The chapter on beer styles has sections on no fewer than thirty-five beer types, typically with descriptions of five favoured exemplars along with pictures of bottles, and (of course) a preferred food match for each. It’s the fashionable and burgeoning Pale Ales segment that gets the most thorough treatment (with sections on four separate types) and this seems to me wholly appropriate as this is where a lot of the most exciting innovation is to be found currently in the brewing world. The beer recommendations throughout this chapter are commendable in avoiding the obvious and trite. Thus, readers who are already knowledgeable beer enthusiasts will find plenty to discover.

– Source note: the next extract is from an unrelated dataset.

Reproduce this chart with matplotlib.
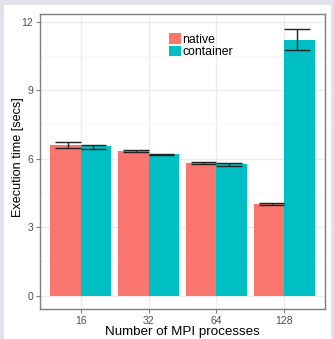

The style of writing is informal and laid back, resolutely unpretentious, undogmatic and democratic. The author is not ashamed to admit to liking Budweiser (US variety, much derided in some quarters) as “super-clean, ultra-refreshing, quenching, simple…”, nor to include beer matches for some fast foods which some foodies (myself included…) might turn their noses up at (viz., a McDonald’s Big Mac). Nonetheless, this should not be allowed to detract from the rigour and thoroughness of the analysis of beer and food flavours and how to match them, and a wholly commendable effort to encourage imagination and variety in beer choices and food matches.

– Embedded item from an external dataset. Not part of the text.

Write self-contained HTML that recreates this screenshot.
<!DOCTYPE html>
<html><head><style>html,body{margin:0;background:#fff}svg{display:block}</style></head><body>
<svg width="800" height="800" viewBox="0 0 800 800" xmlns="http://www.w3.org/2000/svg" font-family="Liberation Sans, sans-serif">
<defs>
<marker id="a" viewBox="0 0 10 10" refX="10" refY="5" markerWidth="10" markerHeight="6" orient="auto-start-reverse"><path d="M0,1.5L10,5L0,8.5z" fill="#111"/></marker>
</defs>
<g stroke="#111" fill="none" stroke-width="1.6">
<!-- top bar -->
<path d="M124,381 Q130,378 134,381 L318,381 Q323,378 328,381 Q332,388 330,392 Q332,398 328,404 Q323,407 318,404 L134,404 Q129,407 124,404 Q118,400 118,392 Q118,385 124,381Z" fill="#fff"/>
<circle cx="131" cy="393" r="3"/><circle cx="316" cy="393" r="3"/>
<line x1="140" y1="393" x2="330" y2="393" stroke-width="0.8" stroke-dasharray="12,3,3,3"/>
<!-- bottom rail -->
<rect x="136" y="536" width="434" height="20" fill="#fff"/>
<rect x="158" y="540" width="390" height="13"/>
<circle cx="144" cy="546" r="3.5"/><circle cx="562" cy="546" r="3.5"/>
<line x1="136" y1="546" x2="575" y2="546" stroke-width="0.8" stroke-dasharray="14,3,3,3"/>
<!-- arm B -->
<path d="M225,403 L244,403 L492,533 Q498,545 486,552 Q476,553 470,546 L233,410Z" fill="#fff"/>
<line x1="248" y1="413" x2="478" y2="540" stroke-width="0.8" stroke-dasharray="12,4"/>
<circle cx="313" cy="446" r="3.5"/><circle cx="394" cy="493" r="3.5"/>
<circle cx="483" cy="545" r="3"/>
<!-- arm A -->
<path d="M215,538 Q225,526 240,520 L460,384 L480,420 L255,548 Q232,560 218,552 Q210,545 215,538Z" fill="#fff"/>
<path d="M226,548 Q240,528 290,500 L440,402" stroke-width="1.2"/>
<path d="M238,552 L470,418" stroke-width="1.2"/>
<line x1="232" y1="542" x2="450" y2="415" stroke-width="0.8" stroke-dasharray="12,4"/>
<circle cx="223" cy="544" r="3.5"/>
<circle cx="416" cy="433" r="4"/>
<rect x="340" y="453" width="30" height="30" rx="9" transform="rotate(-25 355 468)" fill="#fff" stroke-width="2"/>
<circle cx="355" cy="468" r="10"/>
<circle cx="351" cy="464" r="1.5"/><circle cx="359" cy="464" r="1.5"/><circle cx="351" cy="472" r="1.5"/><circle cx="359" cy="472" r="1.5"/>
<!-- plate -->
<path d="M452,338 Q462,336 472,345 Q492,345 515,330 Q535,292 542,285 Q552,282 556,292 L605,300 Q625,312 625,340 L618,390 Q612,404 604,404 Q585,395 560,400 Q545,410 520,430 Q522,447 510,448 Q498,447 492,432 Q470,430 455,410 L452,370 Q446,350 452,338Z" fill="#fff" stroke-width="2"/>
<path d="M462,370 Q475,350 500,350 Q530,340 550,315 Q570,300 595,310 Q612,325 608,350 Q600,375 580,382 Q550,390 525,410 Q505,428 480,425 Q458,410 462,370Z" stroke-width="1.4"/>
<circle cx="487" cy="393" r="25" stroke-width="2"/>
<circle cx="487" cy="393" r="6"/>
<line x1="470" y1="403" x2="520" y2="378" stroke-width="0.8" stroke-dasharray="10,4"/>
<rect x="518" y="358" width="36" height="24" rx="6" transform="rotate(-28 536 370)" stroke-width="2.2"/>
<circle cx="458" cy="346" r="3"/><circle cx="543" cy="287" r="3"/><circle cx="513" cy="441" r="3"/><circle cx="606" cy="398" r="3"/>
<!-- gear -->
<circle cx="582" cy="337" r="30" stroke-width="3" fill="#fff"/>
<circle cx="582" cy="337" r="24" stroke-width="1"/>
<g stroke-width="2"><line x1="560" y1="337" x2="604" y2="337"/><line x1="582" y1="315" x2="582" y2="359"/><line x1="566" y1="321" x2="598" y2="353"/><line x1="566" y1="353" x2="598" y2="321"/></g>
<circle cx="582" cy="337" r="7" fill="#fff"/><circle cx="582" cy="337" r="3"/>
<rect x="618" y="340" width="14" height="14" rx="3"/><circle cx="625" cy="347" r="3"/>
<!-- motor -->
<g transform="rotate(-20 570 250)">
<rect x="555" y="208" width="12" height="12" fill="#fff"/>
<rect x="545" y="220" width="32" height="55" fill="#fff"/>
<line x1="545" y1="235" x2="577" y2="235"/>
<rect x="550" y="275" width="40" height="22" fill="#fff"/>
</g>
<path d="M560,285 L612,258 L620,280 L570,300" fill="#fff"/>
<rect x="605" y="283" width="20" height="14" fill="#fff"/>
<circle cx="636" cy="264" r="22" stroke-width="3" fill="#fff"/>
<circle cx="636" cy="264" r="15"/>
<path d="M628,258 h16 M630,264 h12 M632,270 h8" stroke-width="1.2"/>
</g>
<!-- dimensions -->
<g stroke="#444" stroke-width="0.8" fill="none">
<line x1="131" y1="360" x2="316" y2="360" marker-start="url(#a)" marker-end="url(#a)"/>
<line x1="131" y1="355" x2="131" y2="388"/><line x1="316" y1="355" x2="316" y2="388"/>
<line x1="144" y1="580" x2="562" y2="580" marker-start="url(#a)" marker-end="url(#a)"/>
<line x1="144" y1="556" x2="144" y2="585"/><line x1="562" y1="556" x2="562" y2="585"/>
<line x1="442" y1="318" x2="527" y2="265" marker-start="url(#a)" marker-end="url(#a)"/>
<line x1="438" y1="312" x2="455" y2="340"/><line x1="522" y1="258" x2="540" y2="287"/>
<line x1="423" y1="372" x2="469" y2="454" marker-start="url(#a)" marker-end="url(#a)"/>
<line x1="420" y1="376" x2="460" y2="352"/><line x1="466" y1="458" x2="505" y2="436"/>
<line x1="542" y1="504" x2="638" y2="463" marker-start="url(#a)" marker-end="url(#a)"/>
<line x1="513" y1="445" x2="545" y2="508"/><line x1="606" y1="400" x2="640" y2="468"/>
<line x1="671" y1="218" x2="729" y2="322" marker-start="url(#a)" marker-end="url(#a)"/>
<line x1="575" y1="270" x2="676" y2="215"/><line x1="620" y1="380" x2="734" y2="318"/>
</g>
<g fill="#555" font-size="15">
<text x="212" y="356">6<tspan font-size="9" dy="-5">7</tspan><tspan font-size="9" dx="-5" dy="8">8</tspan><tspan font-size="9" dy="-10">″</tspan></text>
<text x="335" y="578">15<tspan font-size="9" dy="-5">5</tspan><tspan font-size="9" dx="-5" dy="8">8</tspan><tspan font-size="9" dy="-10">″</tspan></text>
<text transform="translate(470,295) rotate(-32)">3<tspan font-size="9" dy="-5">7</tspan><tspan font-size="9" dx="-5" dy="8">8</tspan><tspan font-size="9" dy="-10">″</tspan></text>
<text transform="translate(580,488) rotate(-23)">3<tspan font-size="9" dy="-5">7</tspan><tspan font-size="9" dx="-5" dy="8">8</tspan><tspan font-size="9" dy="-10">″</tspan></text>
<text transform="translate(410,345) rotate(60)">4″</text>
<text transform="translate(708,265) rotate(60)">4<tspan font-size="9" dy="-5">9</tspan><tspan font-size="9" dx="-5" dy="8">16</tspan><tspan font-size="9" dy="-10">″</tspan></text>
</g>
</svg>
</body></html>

The illustations by Nicholas John Frith are quirky and enjoyable: I particularly like the drawing of a crab in the Fish and Shellfish section, dancing crazily with a bottle of beer in one claw and a bottle opener in the other (spicy crab cakes are recommended with pale ale or new world lager). The food photography, by William Lingwood, is equally attractive.
In the end, this book will not convert me from a fundamental preference for wine over beer as a food partner, nor from the view that whilst much seriously good wine actually needs to partner food to be showcased at its best, an enormous advantage of beer over wine is that most great beers can be fully appreciated without food. But food and beer of course also go wonderfully well together and this pleasing book will do much to increase the enjoyment of those who wish to explore possibilities and expand horizons.